Lega Serie A announced on Thursday that Inter’s next two home games will be played behind closed doors, while the Curva Nord – a section reserved for the Nerazzurri’s “ultras” – will be closed for an additional third fixture.
And Milan’s mayor has now given his support to the temporary stadium ban, while agreeing with Italian Football Federation’s (FIGC) call not to suspend Serie A.
“We’ll call a meeting with Inter and AC Milan to avoid repeating these problems,” Sala told reporters.
“I’d tend to agree [with the stadium closure], I understand they need to send a signal, but I don’t know how to measure these things. I think a signal is the right thing though.
“Should the league be suspended? I don’t think so, because objectively, in the face of such attitudes, there are also a lot of people going to the stadium with a positive attitude.
“So I don’t think we need to suspend the league. It’s not just a problem in Milan, everyone should take their own responsibility and mine is to talk with the clubs.
“This is something that goes against the spirit of our open city. I felt uncomfortable during the game and I wanted to leave, but I wanted to reflect on things.”
Meanwhile, mayor Sala’s Naples counterpart Luigi de Magistris believes Italy’s football culture must change and blamed the officials for not stopping Wednesday’s match.
“Unfortunately, racism in our country is advancing rather than receding,” he told Radio Crc.
“The task of the state must be to curb it, but we also have government representatives who incite racial discrimination, divisions based on skin colour and geographical origin.
“Sport, on the other hand, should be preserved and an example of integration and equality beyond the colour of your skin.
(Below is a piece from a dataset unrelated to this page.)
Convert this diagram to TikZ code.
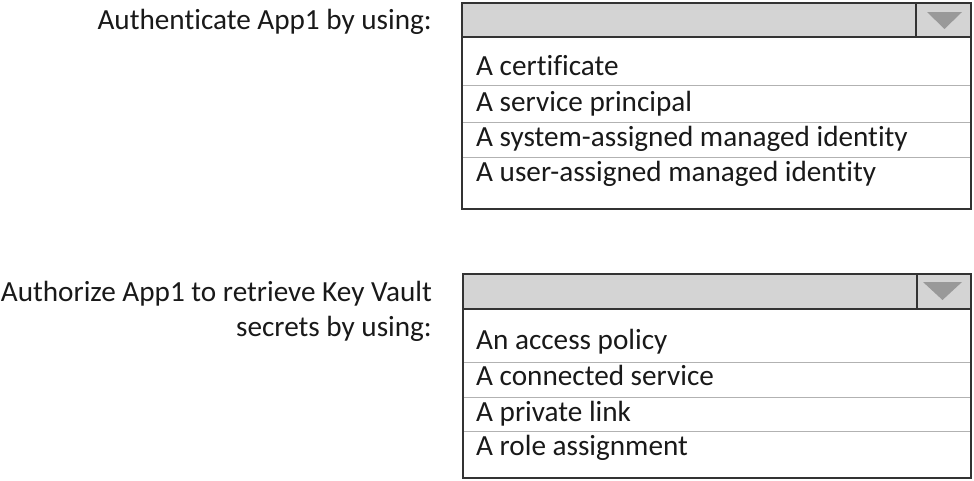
\documentclass[tikz,border=0pt]{standalone}
\usepackage{fontspec}
\setmainfont[Ligatures=NoCommon]{Carlito}
\begin{document}
\begin{tikzpicture}[x=1pt, y=-1pt,
  question/.style={anchor=base east, inner sep=0pt, text=black!90, font=\fontsize{29.2}{31}\selectfont},
  option/.style={anchor=base west, inner sep=0pt, text=black!90, font=\fontsize{29.2}{31}\selectfont},
  frame/.style={draw=black!80, line width=1.4pt},
  header/.style={fill=black!17},
  divider/.style={draw=black!30, line width=0.8pt},
  arrowhead/.style={fill=black!40}]
\useasboundingbox (0,0) rectangle (974,480);

% first question
\node [question] (ask1) at (432,29) {Authenticate App1 by using:};
\fill [header] (462,3) rectangle (971,37);
\draw [frame] (916,3) -- (916,37);
\fill [arrowhead] (927,12) -- (962,12) -- (944.5,29) -- cycle;
\draw [divider] (462,85) -- (971,85);
\draw [divider] (462,122) -- (971,122);
\draw [divider] (462,157) -- (971,157);
\draw [frame] (462,37) -- (971,37);
\draw [frame] (462,3) rectangle (971,209);
\node [option] (cert) at (476,75) {A certificate};
\node [option] (sp) at (476,111) {A service principal};
\node [option] (sysmi) at (476,146.5) {A system-assigned managed identity};
\node [option] (usermi) at (476,181.5) {A user-assigned managed identity};

% second question
\node [question] (ask2) at (432,301.5) {Authorize App1 to retrieve Key Vault};
\node [question] (ask2b) at (432,336.5) {secrets by using:};
\fill [header] (463,274) rectangle (971,309);
\draw [frame] (917,274) -- (917,309);
\fill [arrowhead] (923,282) -- (962,282) -- (942.5,300) -- cycle;
\draw [divider] (463,362) -- (971,362);
\draw [divider] (463,397) -- (971,397);
\draw [divider] (463,431) -- (971,431);
\draw [frame] (463,309) -- (971,309);
\draw [frame] (463,274) rectangle (971,478);
\node [option] (policy) at (476,349.5) {An access policy};
\node [option] (conn) at (476,385) {A connected service};
\node [option] (plink) at (476,421) {A private link};
\node [option] (role) at (476,455.5) {A role assignment};
\end{tikzpicture}
\end{document}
“Football is increasingly disheartening from this point of view. On the one hand, it has bent to economic logic for too long, on the other, refereeing is sometimes absolutely unfair and shamefully unacceptable.
“If you get to a point where you won’t stop a game, after repeated requests, it really means that you do not have the courage to impose what should be the rules of the sport.”